Putting a Tag on Everything That Moves at SXSW
|Erin Jo Richey|
In the space of interactive marketing, "mobile" is everything that goes with you. This presents both challenges and opportunities for creativity when tasked with marketing to an audience on the move. In this young arena, mobile advertising needs to be like magic. With new tools to use, new environments to explore and new games to play with, creators have the opportunity to produce campaigns that feel less like advertising and more like a fresh integrated experience.
On a basic level, tags like QR codes or the Microsoft Tag are just a link between a consumer in an environment and the presentation of supplemental information. Used creatively, the tag itself can be designed, colored and placed in unique locations. The action of scanning a tag with a camera phone doesn't dictate what format the linked-to content must come in. In the Pirata Boat Race users scan a QR code with their iPhones to select a racing boat and transform their phones into oars. Up to 10 people can play at a time, gathering around a computer screen and navigating their ships forward using the phones' accelerometers.
Although not part of a branded campaign, the Pirata Boat Race combines multiple technologies into a novel experience that can be enjoyed alone or as a group. Some brands and products lend themselves nicely to integrations with tags. Creatives have suggested Ikea might benefit from including actionable tags on the boxes of especially complex furniture. A scan of the code could lead the would-be builder to instructions or an online video for putting the item together.
A tag itself is just one component in an interactive campaign, filling a role similar to a URL in traditional online advertising. Among the various mobile tag types, there is room to play with colors and styles, leading to screen-printed tags on t-shirts and giant tags on the sides of buses. The proprietary Microsoft Tag incorporates multiple colors for an eye-catching design.
PSFK, in its Future of Mobile Tagging report, suggest that tags can be used in a variety of scenarios. Awareness tags, like many of those slapped to street posts during SXSW, build brand perception and capture the attention of people on the move. Information gathering through mobile tags can give consumers quick access to hidden information about products or services, such as ingredients, reviews or history.

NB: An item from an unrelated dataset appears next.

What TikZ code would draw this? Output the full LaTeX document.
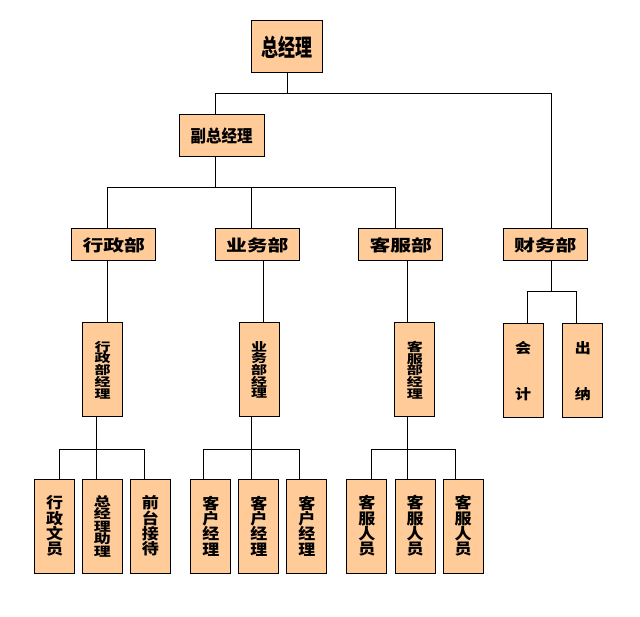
\documentclass[tikz,border=0pt]{standalone}
\usepackage{fontspec}
\usepackage{graphicx}
\newfontfamily\cjk{Noto Sans CJK SC}
\definecolor{boxfill}{RGB}{255,204,153}

% squeezed / stretched text like the scanned chart
\newcommand{\stretchtext}[3]{\scalebox{#1}[#2]{#3}}
% one character per row, fixed pitch (#2), rows split by \cr
\newcommand{\vtext}[3]{\scalebox{1}[#1]{\vbox{\baselineskip=#2\lineskiplimit=-100pt\lineskip=0pt
  \halign{\hfil##\hfil\cr#3\crcr}}}}

\tikzset{
  unit/.style={draw, fill=boxfill, line width=1pt, inner sep=0pt, font=\cjk\bfseries},
  headbox/.style={unit, minimum width=71pt, minimum height=52pt},
  deputybox/.style={unit, minimum width=85pt, minimum height=42pt},
  deptbox/.style={unit, minimum width=84pt, minimum height=32pt},
  tallbox/.style={unit, minimum width=40pt, minimum height=94pt},
  mgrtext/.style={font=\cjk\bfseries\fontsize{16}{16}\selectfont},
  stafftext/.style={font=\cjk\bfseries\fontsize{17}{17}\selectfont},
  link/.style={line width=1pt},
}

\begin{document}
\begin{tikzpicture}[x=1pt,y=-1pt]
\useasboundingbox (0,0) rectangle (640,617);

\node[headbox] (gm) at (286.5,47) {\stretchtext{1}{1.4}{\fontsize{17}{17}\selectfont 总经理}};
\node[deputybox] (vgm) at (221.5,136) {\stretchtext{1}{1.1}{\fontsize{15.5}{16}\selectfont 副总经理}};

\node[deptbox] (adm) at (113.7,245) {\stretchtext{1.3}{1}{\fontsize{16}{16}\selectfont 行政部}};
\node[deptbox] (biz) at (257.3,245) {\stretchtext{1.3}{1}{\fontsize{16}{16}\selectfont 业务部}};
\node[deptbox] (srv) at (400.8,245) {\stretchtext{1.3}{1}{\fontsize{16}{16}\selectfont 客服部}};
\node[deptbox] (fin) at (545.3,245) {\stretchtext{1.3}{1}{\fontsize{16}{16}\selectfont 财务部}};

\node[tallbox, mgrtext] (admm) at (102.5,370) {\vtext{0.74}{15.8pt}{行\cr 政\cr 部\cr 经\cr 理}};
\node[tallbox, mgrtext] (bizm) at (259,370) {\vtext{0.74}{15.8pt}{业\cr 务\cr 部\cr 经\cr 理}};
\node[tallbox, mgrtext] (srvm) at (414.8,370) {\vtext{0.74}{15.8pt}{客\cr 服\cr 部\cr 经\cr 理}};
\node[tallbox, mgrtext] (acc) at (523,371) {\vtext{0.88}{53pt}{会\cr 计}};
\node[tallbox, mgrtext] (cash) at (582.8,371) {\vtext{0.88}{53pt}{出\cr 纳}};

\node[tallbox, stafftext] (s1) at (54.5,526) {\vtext{0.9}{17pt}{行\cr 政\cr 文\cr 员}};
\node[tallbox, stafftext] (s2) at (102.3,526) {\vtext{0.75}{16.7pt}{总\cr 经\cr 理\cr 助\cr 理}};
\node[tallbox, stafftext] (s3) at (150.3,526) {\vtext{0.9}{17pt}{前\cr 台\cr 接\cr 待}};
\node[tallbox, stafftext] (s4) at (210.8,526) {\vtext{0.9}{17pt}{客\cr 户\cr 经\cr 理}};
\node[tallbox, stafftext] (s5) at (258.8,526) {\vtext{0.9}{17pt}{客\cr 户\cr 经\cr 理}};
\node[tallbox, stafftext] (s6) at (306.8,526) {\vtext{0.9}{17pt}{客\cr 户\cr 经\cr 理}};
\node[tallbox, stafftext] (s7) at (366.8,526) {\vtext{0.9}{17pt}{客\cr 服\cr 人\cr 员}};
\node[tallbox, stafftext] (s8) at (415,526) {\vtext{0.9}{17pt}{客\cr 服\cr 人\cr 员}};
\node[tallbox, stafftext] (s9) at (463,526) {\vtext{0.9}{17pt}{客\cr 服\cr 人\cr 员}};

% junction points
\coordinate (t0) at (287,94);
\coordinate (t0l) at (215,94);
\coordinate (t0r) at (551.5,94);
\coordinate (t1l) at (107,188);
\coordinate (t1m) at (251,188);
\coordinate (t1r) at (395,188);
\coordinate (d1) at (263,300);
\coordinate (d2) at (407,300);
\coordinate (f0) at (551.5,292);
\coordinate (f1) at (527,292);
\coordinate (f2) at (576,292);
\coordinate (a0) at (96,449);
\coordinate (a1) at (59,449);
\coordinate (a2) at (144,449);
\coordinate (b0) at (251,449);
\coordinate (b1) at (203,449);
\coordinate (b2) at (299,449);
\coordinate (c0) at (407,449);
\coordinate (c1) at (371,449);
\coordinate (c2) at (455,449);

% top levels
\draw[link] (t0 |- gm.south) -- (t0);
\draw[link] (t0l |- vgm.north) |- (t0r) -- (t0r |- fin.north);
\draw[link] (t0l |- vgm.south) -- (t0l |- t1l);
\draw[link] (t1l |- adm.north) |- (t1r) -- (t1r |- srv.north);
\draw[link] (t1m) -- (t1m |- biz.north);

% departments to managers
\draw[link] (t1l |- adm.south) -- (t1l |- admm.north);
\draw[link] (d1 |- biz.south) -- (d1 |- bizm.north);
\draw[link] (d2 |- srv.south) -- (d2 |- srvm.north);
\draw[link] (f0 |- fin.south) -- (f0);
\draw[link] (f1 |- acc.north) |- (f2) -- (f2 |- cash.north);

% managers to staff
\draw[link] (a0 |- admm.south) -- (a0 |- s2.north);
\draw[link] (a1 |- s1.north) |- (a2) -- (a2 |- s3.north);
\draw[link] (b0 |- bizm.south) -- (b0 |- s5.north);
\draw[link] (b1 |- s4.north) |- (b2) -- (b2 |- s6.north);
\draw[link] (c0 |- srvm.south) -- (c0 |- s8.north);
\draw[link] (c1 |- s7.north) |- (c2) -- (c2 |- s9.north);
\end{tikzpicture}
\end{document}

Mobile tags can also directly facilitate purchases of physical and digital goods, such as movie tickets, vending machine snacks or music downloads. They are also already in wide use for loyalty points programs and simple giveaways. After a purchase, tags on products can lead consumers to "like" the item on Facebook, share the product with friends or leave a review directly on the merchant's website.
As with any other strategy, conversion is important; you have to give people a reason to scan a mobile tag, and you should measure the effectiveness of the campaign. Tags with a more prominent and central location within a magazine or poster ad tend to get more scans, with a response rate of around 5%-15% for QR codes in magazines offering things like promotional contests and product giveaways, said panelists at a PSFK salon on the topic. Those that think mobile tags only appeal to a tech-savvy niche would be wrong. While audience and demographics matter, the people that scan may not be the people you expect. For instance, tags placed within magazines like Real Simple received more scans than tags within Wired.
The salon also featured creative ideas from various agencies on how nonprofit Unicef could leverage Microsoft Tag technology to increase awareness and fundraising donations. With ideas that ranged from placement on water coolers to incorporation of tags onto belt buckles or jewelry, the technology is open for play and experimentation.